── Supplied data ──

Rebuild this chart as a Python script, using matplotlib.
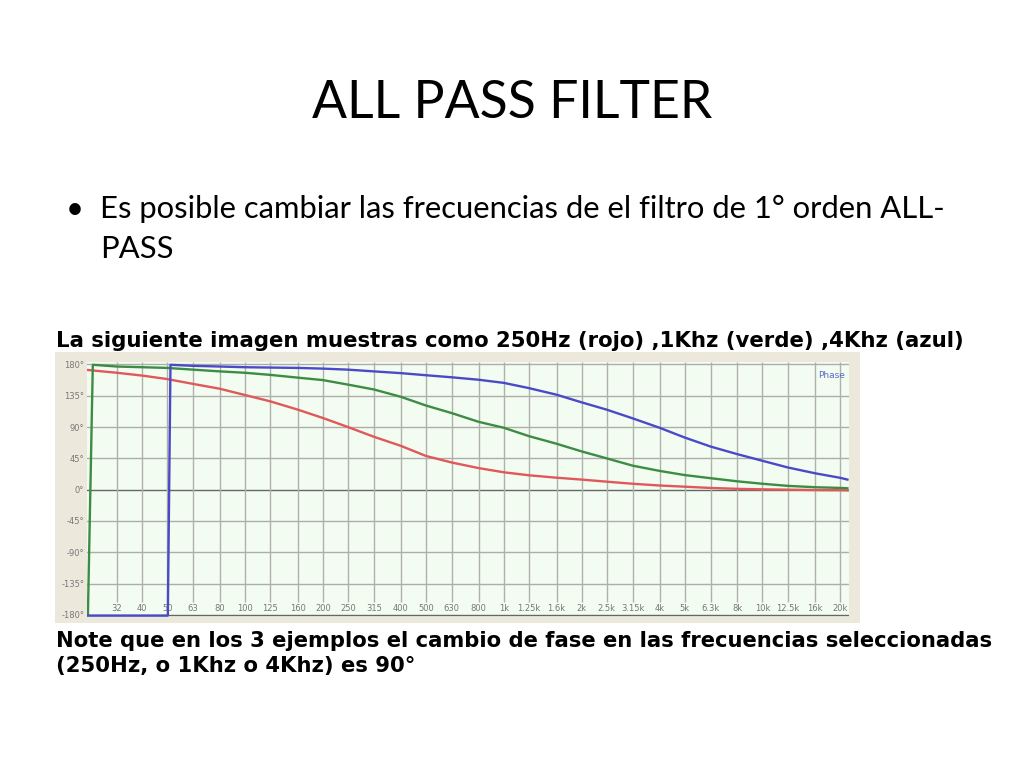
import matplotlib
matplotlib.use("Agg")
import matplotlib.pyplot as plt
from matplotlib.patches import Rectangle

# third-octave grid of the analyser screenshot
freq_ticks = [32, 40, 50, 63, 80, 100, 125, 160, 200, 250, 315, 400, 500, 630, 800,
              1000, 1250, 1600, 2000, 2500, 3150, 4000, 5000, 6300, 8000, 10000,
              12500, 16000, 20000]
tick_labels = ["32", "40", "50", "63", "80", "100", "125", "160", "200", "250", "315",
               "400", "500", "630", "800", "1k", "1.25k", "1.6k", "2k", "2.5k", "3.15k",
               "4k", "5k", "6.3k", "8k", "10k", "12.5k", "16k", "20k"]
phase_ticks = [180, 135, 90, 45, 0, -45, -90, -135, -180]
phase_labels = ["180°", "135°", "90°", "45°", "0°", "-45°", "-90°", "-135°", "-180°"]

# 250 Hz (rojo)
f_red = [24.7] + freq_ticks + [21300]
red = [172, 168, 164, 159, 152, 145, 136, 127, 115, 103, 90, 76, 63, 48.5, 39, 31,
       25, 20.7, 17.2, 14.5, 11.5, 8.5, 6, 4.3, 2.5, 1.2, 0.5, 0, -0.5, -0.8, -1]

# 1 kHz (verde)
f_green = [24.7, 25.8] + freq_ticks + [21300]
green = [-180, 179.5, 177, 176, 175, 172.5, 170, 168, 165, 161, 157.5, 151, 144, 133.5,
         121, 110, 97.5, 89, 77, 66, 55, 45, 34.5, 27, 21, 16.5, 12, 8.5, 5.5, 3.5,
         2.5, 2]

# 4 kHz (azul)
f_blue = [24.7, 50.3, 51.5] + freq_ticks[3:] + [21300]
blue = [-181, -181, 179.5, 178, 177, 176, 175.5, 175, 174, 172.5, 170, 167.5, 164.5,
        161.5, 158, 153.5, 146, 136.5, 125.5, 115, 102.5, 89, 75, 62, 51, 41.5, 32,
        23.5, 17, 14.5]

W, H = 1024, 768
fig = plt.figure(figsize=(W / 100, H / 100), dpi=100)
fig.patch.set_facecolor("white")


def fx(px):
    return px / W


def fy(py):
    return 1 - py / H


# beige frame of the pasted screenshot
fig.add_artist(Rectangle((fx(55), fy(623)), fx(805), 271 / H,
                         transform=fig.transFigure, color="#ece9dc", lw=0, zorder=-5))

ax = fig.add_axes([fx(87), fy(617), 762 / W, 255 / H])
ax.set_facecolor("#f3fcf0")
ax.set_xscale("log")
ax.set_xlim(24.5, 21600)
ax.set_ylim(-183, 183.5)
for s in ax.spines.values():
    s.set_visible(False)

for p in phase_ticks:
    dark = p in (0, -180)
    ax.axhline(p, color="#666666" if dark else "#adadad", lw=1.0, zorder=1)
ax.vlines(freq_ticks, -162, 183.5, color="#b0b0b0", lw=1.0, zorder=1)

ax.set_xticks([])
ax.minorticks_off()
ax.set_yticks(phase_ticks, phase_labels)
ax.tick_params(axis="y", length=0, labelsize=6, labelcolor="#777777", pad=2)

for f, lab in zip(freq_ticks, tick_labels):
    ax.text(f, -171, lab, ha="center", va="center", fontsize=6, color="#777777")

ax.plot(f_red, red, color="#e0585a", lw=1.7, zorder=3)
ax.plot(f_green, green, color="#3c8c44", lw=1.7, zorder=3)
ax.plot(f_blue, blue, color="#4a4ac8", lw=1.7, zorder=4)

ax.text(0.995, 0.965, "Phase", transform=ax.transAxes, ha="right", va="top",
        fontsize=6.5, color="#5a6ad0")

renderer = fig.canvas.get_renderer()


def put(x, y, s, width, **kw):
    t = fig.text(fx(x), fy(y), s, va="baseline", **kw)
    bb = t.get_window_extent(renderer)
    t.set_fontsize(t.get_fontsize() * width / bb.width)
    return t


slide_font = ["Lato", "DejaVu Sans"]
put(512, 118, "ALL PASS FILTER", 400, ha="center", family=slide_font, fontsize=40)
line1 = put(100, 218, "Es posible cambiar las frecuencias de el filtro de 1° orden ALL-",
            850, family=slide_font, fontsize=20)
fig.text(fx(66), fy(218), "•", va="baseline", family=slide_font,
         fontsize=line1.get_fontsize())
fig.text(fx(100), fy(258), "PASS", va="baseline", family=slide_font,
         fontsize=line1.get_fontsize())

bold = dict(family="DejaVu Sans", weight="bold", fontsize=13, color="black")
put(56, 347, "La siguiente imagen muestras como 250Hz (rojo) ,1Khz (verde) ,4Khz (azul)",
    906, **bold)
foot = put(56, 647, "Note que en los 3 ejemplos el cambio de fase en las frecuencias seleccionadas",
           928, **bold)
fig.text(fx(56), fy(672), "(250Hz, o 1Khz o 4Khz) es 90°", va="baseline",
         family="DejaVu Sans", weight="bold", fontsize=foot.get_fontsize())

fig.savefig("out.png", dpi=100)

───

■ Problem statement ■
Omitting all images, print the listing exactly.

■ Solution ■
Rebuild this chart as a Python script, using matplotlib.
import matplotlib
matplotlib.use("Agg")
import matplotlib.pyplot as plt
from matplotlib.patches import Rectangle

# third-octave grid of the analyser screenshot
freq_ticks = [32, 40, 50, 63, 80, 100, 125, 160, 200, 250, 315, 400, 500, 630, 800,
              1000, 1250, 1600, 2000, 2500, 3150, 4000, 5000, 6300, 8000, 10000,
              12500, 16000, 20000]
tick_labels = ["32", "40", "50", "63", "80", "100", "125", "160", "200", "250", "315",
               "400", "500", "630", "800", "1k", "1.25k", "1.6k", "2k", "2.5k", "3.15k",
               "4k", "5k", "6.3k", "8k", "10k", "12.5k", "16k", "20k"]
phase_ticks = [180, 135, 90, 45, 0, -45, -90, -135, -180]
phase_labels = ["180°", "135°", "90°", "45°", "0°", "-45°", "-90°", "-135°", "-180°"]

# 250 Hz (rojo)
f_red = [24.7] + freq_ticks + [21300]
red = [172, 168, 164, 159, 152, 145, 136, 127, 115, 103, 90, 76, 63, 48.5, 39, 31,
       25, 20.7, 17.2, 14.5, 11.5, 8.5, 6, 4.3, 2.5, 1.2, 0.5, 0, -0.5, -0.8, -1]

# 1 kHz (verde)
f_green = [24.7, 25.8] + freq_ticks + [21300]
green = [-180, 179.5, 177, 176, 175, 172.5, 170, 168, 165, 161, 157.5, 151, 144, 133.5,
         121, 110, 97.5, 89, 77, 66, 55, 45, 34.5, 27, 21, 16.5, 12, 8.5, 5.5, 3.5,
         2.5, 2]

# 4 kHz (azul)
f_blue = [24.7, 50.3, 51.5] + freq_ticks[3:] + [21300]
blue = [-181, -181, 179.5, 178, 177, 176, 175.5, 175, 174, 172.5, 170, 167.5, 164.5,
        161.5, 158, 153.5, 146, 136.5, 125.5, 115, 102.5, 89, 75, 62, 51, 41.5, 32,
        23.5, 17, 14.5]

W, H = 1024, 768
fig = plt.figure(figsize=(W / 100, H / 100), dpi=100)
fig.patch.set_facecolor("white")


def fx(px):
    return px / W


def fy(py):
    return 1 - py / H


# beige frame of the pasted screenshot
fig.add_artist(Rectangle((fx(55), fy(623)), fx(805), 271 / H,
                         transform=fig.transFigure, color="#ece9dc", lw=0, zorder=-5))

ax = fig.add_axes([fx(87), fy(617), 762 / W, 255 / H])
ax.set_facecolor("#f3fcf0")
ax.set_xscale("log")
ax.set_xlim(24.5, 21600)
ax.set_ylim(-183, 183.5)
for s in ax.spines.values():
    s.set_visible(False)

for p in phase_ticks:
    dark = p in (0, -180)
    ax.axhline(p, color="#666666" if dark else "#adadad", lw=1.0, zorder=1)
ax.vlines(freq_ticks, -162, 183.5, color="#b0b0b0", lw=1.0, zorder=1)

ax.set_xticks([])
ax.minorticks_off()
ax.set_yticks(phase_ticks, phase_labels)
ax.tick_params(axis="y", length=0, labelsize=6, labelcolor="#777777", pad=2)

for f, lab in zip(freq_ticks, tick_labels):
    ax.text(f, -171, lab, ha="center", va="center", fontsize=6, color="#777777")

ax.plot(f_red, red, color="#e0585a", lw=1.7, zorder=3)
ax.plot(f_green, green, color="#3c8c44", lw=1.7, zorder=3)
ax.plot(f_blue, blue, color="#4a4ac8", lw=1.7, zorder=4)

ax.text(0.995, 0.965, "Phase", transform=ax.transAxes, ha="right", va="top",
        fontsize=6.5, color="#5a6ad0")

renderer = fig.canvas.get_renderer()


def put(x, y, s, width, **kw):
    t = fig.text(fx(x), fy(y), s, va="baseline", **kw)
    bb = t.get_window_extent(renderer)
    t.set_fontsize(t.get_fontsize() * width / bb.width)
    return t


slide_font = ["Lato", "DejaVu Sans"]
put(512, 118, "ALL PASS FILTER", 400, ha="center", family=slide_font, fontsize=40)
line1 = put(100, 218, "Es posible cambiar las frecuencias de el filtro de 1° orden ALL-",
            850, family=slide_font, fontsize=20)
fig.text(fx(66), fy(218), "•", va="baseline", family=slide_font,
         fontsize=line1.get_fontsize())
fig.text(fx(100), fy(258), "PASS", va="baseline", family=slide_font,
         fontsize=line1.get_fontsize())

bold = dict(family="DejaVu Sans", weight="bold", fontsize=13, color="black")
put(56, 347, "La siguiente imagen muestras como 250Hz (rojo) ,1Khz (verde) ,4Khz (azul)",
    906, **bold)
foot = put(56, 647, "Note que en los 3 ejemplos el cambio de fase en las frecuencias seleccionadas",
           928, **bold)
fig.text(fx(56), fy(672), "(250Hz, o 1Khz o 4Khz) es 90°", va="baseline",
         family="DejaVu Sans", weight="bold", fontsize=foot.get_fontsize())

fig.savefig("out.png", dpi=100)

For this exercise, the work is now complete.